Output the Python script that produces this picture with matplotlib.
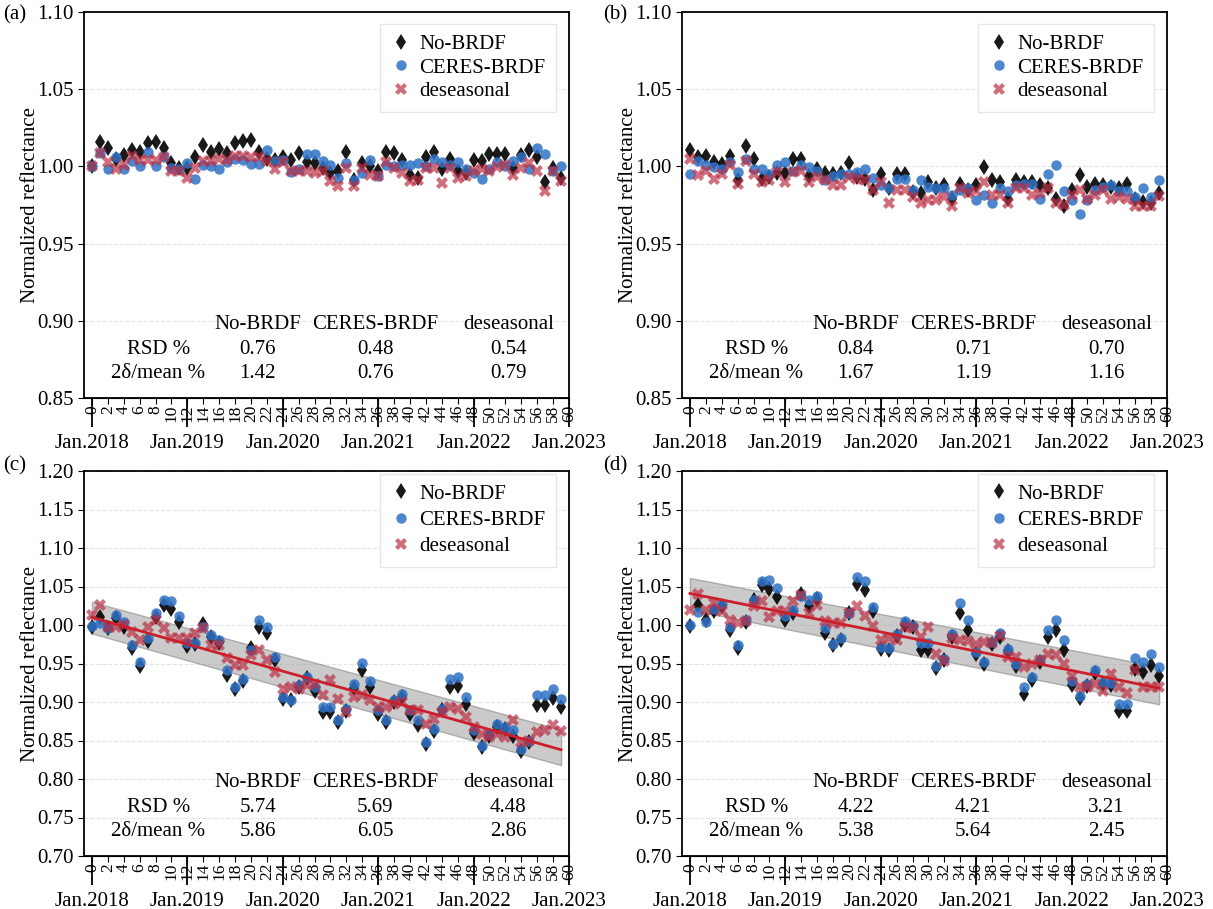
import numpy as np
import matplotlib
matplotlib.use("Agg")
from matplotlib import pyplot as plt
from matplotlib.patches import Rectangle

plt.rcParams['font.family'] = ['Liberation Serif', 'DejaVu Serif']

# month index 0..59 (Jan.2018 .. Dec.2022)
months = np.arange(60)

# ---- panel (a) ----
a_nobrdf = [1.000, 1.0156, 1.0122, 1.005, 1.0075, 1.0103, 1.0096, 1.015, 1.0156, 1.0118,
            1.002, 0.999, 0.999, 1.006, 1.014, 1.0096, 1.011, 1.009, 1.015, 1.0165,
            1.017, 1.0096, 1.005, 1.004, 1.006, 1.004, 1.009, 1.003, 1.002, 0.999,
            0.996, 0.997, 1.0096, 0.9915, 1.002, 1.000, 0.997, 1.0096, 1.0085, 1.004,
            0.9947, 0.9925, 1.006, 1.0096, 0.998, 1.005, 0.9968, 0.996, 1.004, 1.0036,
            1.008, 1.008, 1.008, 0.999, 1.0075, 1.0107, 1.0064, 0.990, 0.999, 0.9925]
a_ceres = [1.000, 1.0085, 0.998, 1.006, 0.998, 1.0036, 1.000, 1.0096, 1.000, 1.006,
           0.999, 0.998, 1.002, 0.992, 1.001, 1.000, 0.998, 1.003, 1.005, 1.004,
           1.0015, 1.0015, 1.0107, 1.0036, 1.004, 0.9964, 0.998, 1.008, 1.008, 1.0036,
           1.001, 0.9925, 1.002, 0.9915, 0.9957, 1.004, 0.9936, 1.001, 1.000, 1.0006,
           1.001, 1.002, 1.000, 1.005, 1.003, 1.0006, 1.003, 0.998, 0.9957, 0.992,
           0.998, 1.003, 1.000, 1.0036, 1.006, 0.998, 1.012, 1.008, 0.997, 1.000]
a_deseason = [1.000, 1.0085, 1.003, 0.998, 1.001, 1.007, 1.004, 1.004, 1.004, 1.006,
              0.997, 0.9968, 0.9925, 0.999, 1.0036, 1.0036, 1.005, 1.004, 1.007, 1.007,
              1.006, 1.006, 1.0036, 0.998, 1.003, 0.9968, 0.997, 0.9968, 0.9957, 0.9968,
              0.9904, 0.987, 0.999, 0.987, 0.999, 0.9947, 0.9936, 1.003, 0.999, 0.9957,
              0.9904, 0.9915, 0.999, 0.999, 0.989, 0.999, 0.9925, 0.9936, 0.9968, 0.998,
              0.9968, 0.9994, 1.001, 0.9947, 0.999, 1.002, 0.997, 0.984, 0.9968, 0.9904]

# ---- panel (b) ----
b_nobrdf = [1.0103, 1.006, 1.007, 1.003, 1.0017, 1.007, 0.991, 1.0135, 1.005, 0.992,
            0.993, 0.996, 0.996, 1.005, 1.005, 0.994, 0.9985, 0.996, 0.995, 0.996,
            1.002, 0.993, 0.992, 0.9846, 0.995, 0.9857, 0.995, 0.995, 0.9835, 0.9825,
            0.990, 0.9857, 0.9878, 0.979, 0.9889, 0.9846, 0.9878, 0.9996, 0.991, 0.990,
            0.979, 0.991, 0.990, 0.990, 0.9878, 0.9857, 0.979, 0.9746, 0.9846, 0.9947,
            0.9868, 0.9889, 0.9882, 0.9868, 0.9857, 0.9889, 0.979, 0.977, 0.976, 0.9825]
b_ceres = [0.9953, 1.0038, 1.0006, 0.9996, 0.9985, 1.003, 0.9964, 1.005, 0.9985, 0.9985,
           0.9953, 1.0006, 1.003, 0.997, 1.0006, 0.9996, 0.997, 0.991, 0.994, 0.9953,
           0.9953, 0.9964, 0.998, 0.9925, 0.9878, 0.986, 0.992, 0.9917, 0.985, 0.991,
           0.9868, 0.9857, 0.986, 0.9814, 0.9846, 0.9857, 0.978, 0.9814, 0.976, 0.986,
           0.984, 0.9878, 0.9889, 0.9889, 0.979, 0.9953, 1.0006, 0.984, 0.978, 0.969,
           0.978, 0.9846, 0.9868, 0.988, 0.984, 0.984, 0.980, 0.9857, 0.980, 0.9915]
b_deseason = [1.005, 0.9947, 0.997, 0.992, 0.9953, 1.0006, 0.9889, 1.0038, 0.9953, 0.990,
              0.991, 0.9964, 0.990, 0.9964, 0.997, 0.990, 0.993, 0.991, 0.9878, 0.9878,
              0.993, 0.992, 0.991, 0.9846, 0.990, 0.976, 0.9846, 0.9846, 0.980, 0.976,
              0.978, 0.978, 0.980, 0.9746, 0.9857, 0.9825, 0.984, 0.990, 0.9814, 0.9814,
              0.976, 0.9857, 0.9857, 0.9814, 0.9825, 0.9857, 0.976, 0.975, 0.9814, 0.9846,
              0.979, 0.9814, 0.9846, 0.979, 0.980, 0.979, 0.9746, 0.9746, 0.9746, 0.981]

# ---- panel (c) ----
c_nobrdf = [0.998, 1.010, 0.996, 1.009, 0.998, 0.970, 0.947, 0.979, 1.010, 1.026,
            1.021, 1.004, 0.973, 0.975, 1.001, 0.985, 0.977, 0.935, 0.917, 0.927,
            0.970, 0.998, 0.990, 0.955, 0.904, 0.902, 0.920, 0.931, 0.914, 0.887,
            0.887, 0.874, 0.888, 0.918, 0.941, 0.920, 0.885, 0.874, 0.900, 0.906,
            0.885, 0.870, 0.845, 0.862, 0.889, 0.920, 0.921, 0.897, 0.860, 0.842,
            0.856, 0.868, 0.865, 0.856, 0.836, 0.848, 0.896, 0.896, 0.905, 0.893]
c_ceres = [0.9987, 1.002, 0.9957, 1.013, 1.0035, 0.974, 0.952, 0.983, 1.015, 1.033,
           1.031, 1.012, 0.976, 0.977, 0.998, 0.987, 0.980, 0.941, 0.920, 0.930,
           0.967, 1.006, 0.998, 0.959, 0.907, 0.903, 0.922, 0.933, 0.920, 0.893,
           0.893, 0.876, 0.891, 0.924, 0.951, 0.927, 0.889, 0.876, 0.902, 0.910,
           0.889, 0.876, 0.848, 0.865, 0.891, 0.930, 0.933, 0.907, 0.863, 0.843,
           0.859, 0.872, 0.867, 0.864, 0.839, 0.849, 0.909, 0.909, 0.917, 0.904]
c_deseason = [1.013, 1.026, 0.998, 0.998, 1.000, 0.991, 0.980, 0.998, 1.006, 0.996,
              0.983, 0.983, 0.983, 0.989, 0.996, 0.974, 0.974, 0.957, 0.948, 0.948,
              0.961, 0.967, 0.954, 0.939, 0.917, 0.920, 0.917, 0.922, 0.924, 0.909,
              0.928, 0.904, 0.887, 0.906, 0.909, 0.902, 0.893, 0.893, 0.898, 0.900,
              0.889, 0.889, 0.872, 0.878, 0.887, 0.893, 0.891, 0.880, 0.867, 0.859,
              0.854, 0.859, 0.854, 0.876, 0.848, 0.850, 0.861, 0.863, 0.870, 0.862]
c_trend = [1.010, 0.838]          # fitted line at first / last month
c_band_hi = [1.030, 0.864]
c_band_lo = [0.989, 0.818]

# ---- panel (d) ----
d_nobrdf = [0.999, 1.026, 1.007, 1.018, 1.025, 0.993, 0.970, 1.004, 1.032, 1.052,
            1.047, 1.036, 1.006, 1.016, 1.040, 1.025, 1.034, 0.990, 0.974, 0.981,
            1.016, 1.053, 1.045, 1.018, 0.969, 0.968, 0.986, 1.000, 0.997, 0.967,
            0.967, 0.944, 0.955, 0.984, 1.016, 0.994, 0.962, 0.950, 0.975, 0.984,
            0.966, 0.947, 0.911, 0.929, 0.952, 0.984, 0.993, 0.968, 0.922, 0.905,
            0.921, 0.938, 0.924, 0.922, 0.888, 0.888, 0.943, 0.939, 0.948, 0.934]
d_ceres = [1.000, 1.017, 1.004, 1.021, 1.027, 0.997, 0.974, 1.007, 1.033, 1.057,
           1.058, 1.048, 1.012, 1.019, 1.038, 1.032, 1.038, 0.996, 0.975, 0.983,
           1.016, 1.062, 1.057, 1.023, 0.971, 0.970, 0.988, 1.005, 0.999, 0.976,
           0.977, 0.947, 0.956, 0.988, 1.029, 1.007, 0.965, 0.952, 0.978, 0.990,
           0.969, 0.949, 0.920, 0.932, 0.955, 0.994, 1.006, 0.981, 0.927, 0.908,
           0.923, 0.942, 0.926, 0.925, 0.897, 0.897, 0.957, 0.952, 0.962, 0.945]
d_deseason = [1.020, 1.040, 1.020, 1.028, 1.018, 1.007, 1.003, 1.005, 1.025, 1.031,
              1.010, 1.018, 1.018, 1.031, 1.039, 1.016, 1.026, 1.005, 1.003, 1.003,
              1.016, 1.025, 1.012, 0.999, 0.981, 0.983, 0.981, 0.997, 0.996, 0.984,
              0.997, 0.962, 0.953, 0.983, 0.981, 0.979, 0.975, 0.978, 0.977, 0.986,
              0.958, 0.958, 0.945, 0.949, 0.954, 0.962, 0.961, 0.949, 0.934, 0.919,
              0.919, 0.923, 0.914, 0.936, 0.919, 0.912, 0.942, 0.919, 0.919, 0.920]
d_trend = [1.041, 0.918]
d_band_hi = [1.061, 0.946]
d_band_lo = [1.020, 0.897]

stats_a = [["0.76", "0.48", "0.54"], ["1.42", "0.76", "0.79"]]
stats_b = [["0.84", "0.71", "0.70"], ["1.67", "1.19", "1.16"]]
stats_c = [["5.74", "5.69", "4.48"], ["5.86", "6.05", "2.86"]]
stats_d = [["4.22", "4.21", "3.21"], ["5.38", "5.64", "2.45"]]

series_names = ["No-BRDF", "CERES-BRDF", "deseasonal"]
row_names = ["RSD %", "2δ/mean %"]
jan_pos = [0, 12, 24, 36, 48, 60]
jan_labels = ["Jan.2018", "Jan.2019", "Jan.2020", "Jan.2021", "Jan.2022", "Jan.2023"]

BLUE = '#2f72c6'
RED = '#bb3044'
FS = 15

fig = plt.figure(figsize=(12.13, 9.09), dpi=100)
W, H = 1213, 909


def make_ax(left, top, right, bottom):
    return fig.add_axes([left / W, 1 - bottom / H, (right - left) / W, (bottom - top) / H])


def panel(ax, nob, cer, des, stats, ylim, yt, trend=None, hi=None, lo=None,
          leg_y=0.996, leg_sp=0.2):
    if trend is not None:
        ends = [months[0], months[-1]]
        ax.fill_between(ends, lo, hi, facecolor='#a0a0a0', edgecolor='#808080',
                        alpha=0.55, lw=1.0, zorder=1)
        ax.plot(ends, trend, color='#cc1f2c', lw=2.0, zorder=5)
    ax.plot(months, nob, 'd', color='k', ms=8.5, mew=0, alpha=0.9, label="No-BRDF", zorder=2)
    ax.plot(months, cer, 'o', color=BLUE, ms=7.5, mew=0, alpha=0.85, label="CERES-BRDF", zorder=3)
    ax.plot(months, des, 'X', color=RED, ms=8, mew=0, alpha=0.7, label="deseasonal", zorder=4)

    ax.set_xlim(-1, 60)
    ax.set_ylim(*ylim)
    ax.set_yticks(yt)
    ax.set_yticklabels([f"{v:.2f}" for v in yt])
    ax.set_xticks(np.arange(0, 61, 2))
    ax.tick_params(axis='x', labelrotation=90, labelsize=12.5, length=4, pad=1)
    ax.tick_params(axis='y', labelsize=FS, length=4)
    ax.yaxis.grid(True, color='#e4e4e4', ls='--', lw=0.8)
    ax.set_axisbelow(True)
    for s in ax.spines.values():
        s.set_linewidth(1.3)
    ax.set_ylabel("Normalized reflectance", fontsize=FS, labelpad=-2)

    sec = ax.secondary_xaxis('bottom')
    sec.set_xticks(jan_pos, jan_labels)
    sec.tick_params(length=21, width=1.3, pad=5, labelsize=FS)

    leg = ax.legend(loc='upper right', bbox_to_anchor=(0.995, leg_y), fontsize=FS,
                    frameon=True, fancybox=False, edgecolor='#e6e6e6', framealpha=1,
                    handlelength=1.0, handletextpad=0.4, labelspacing=leg_sp,
                    borderpad=0.5)
    leg.set_zorder(10)

    # white block behind the statistics table
    ax.add_patch(Rectangle((0.12, 0.02), 0.87, 0.22, transform=ax.transAxes,
                           facecolor='white', edgecolor='none', zorder=0.5))
    cols = [0.358, 0.60, 0.875]
    for cx, name in zip(cols, series_names):
        ax.text(cx, 0.19, name, transform=ax.transAxes, ha='center', va='center',
                fontsize=FS, zorder=11)
    for ry, rname, vals in zip([0.125, 0.063], row_names, stats):
        ax.text(0.153, ry, rname, transform=ax.transAxes, ha='center', va='center',
                fontsize=FS, zorder=11)
        for cx, v in zip(cols, vals):
            ax.text(cx, ry, v, transform=ax.transAxes, ha='center', va='center',
                    fontsize=FS, zorder=11)


yt_top = np.arange(0.85, 1.1001, 0.05)
yt_bot = np.arange(0.70, 1.2001, 0.05)

ax_a = make_ax(84, 12, 569, 398)
ax_b = make_ax(682, 12, 1167, 398)
ax_c = make_ax(84, 471, 569, 856)
ax_d = make_ax(682, 471, 1167, 856)

panel(ax_a, a_nobrdf, a_ceres, a_deseason, stats_a, (0.85, 1.10), yt_top)
panel(ax_b, b_nobrdf, b_ceres, b_deseason, stats_b, (0.85, 1.10), yt_top)
panel(ax_c, c_nobrdf, c_ceres, c_deseason, stats_c, (0.70, 1.20), yt_bot,
      c_trend, c_band_hi, c_band_lo, leg_y=1.02, leg_sp=0.32)
panel(ax_d, d_nobrdf, d_ceres, d_deseason, stats_d, (0.70, 1.20), yt_bot,
      d_trend, d_band_hi, d_band_lo, leg_y=1.02, leg_sp=0.32)

for lab, x, y in [("(a)", 3, 15), ("(b)", 603, 15), ("(c)", 3, 466), ("(d)", 603, 466)]:
    fig.text(x / W, 1 - y / H, lab, fontsize=FS, ha='left', va='center')

fig.savefig("out.png", dpi=100)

▶ Exercise task: Reply with nothing except the number of lines in the listing above that include the string "matplotlib".

▶ Response to the task: 5